19.2 My worst experience of the DSA is to witness
the continued sale of the highway code despite the fact that the
DSA are aware that rule 162 is potentially dangerous. Graham
19.3 We request the Select Committee to recommend the
immediate correction of the Highway Code.
DSA INDEPENDENT COMPLAINTS
20.1 If all goes wrong at the DSA there is an Independent
Complaints Advisor (ICA) that customers can turn to. Sadly, details
of the complaints dealt with and the findings of the ICA are not
published. Perhaps because a number seem to be against the ICA!
20.2 On 11 September 2000 I sent to you a copy of
a complaint about the DSA. I note that in the DSA leaflet regarding
your function it states "ICA will immediately acknowledge
receipt of your complaint." I have received no such acknowledgement.
Please immediately confirm that you have received my complaint.
ADI, South East England. An acknowledgement has now been received
dated 14 October. Hoewever, up to 16 November no reply had been
received over two months after the complaint had been made.

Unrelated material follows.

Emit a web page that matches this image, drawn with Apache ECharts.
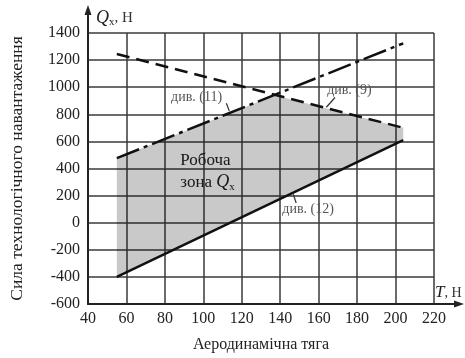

20.3 We do not know who appoints or pays the ICA or what
proportion of complaints are found in favour of the complainant
and what proportion in favour of the DSA.
20.4 We request the Select Committee to recommend that
the DSA Independent Complaints Advisor publish every three months
brief details of the complaints received and the outcome of those
21.1 Recently MSA officials visited DSA headquarters
at Nottingham for a meeting. Whilst waiting in the entrance hall
they spotted the DSA Charter Mark Trophy in a display cabinet.
On closer inspection, they noted that the metal nameplate attached
to the trophy was tarnished. They were not surprised.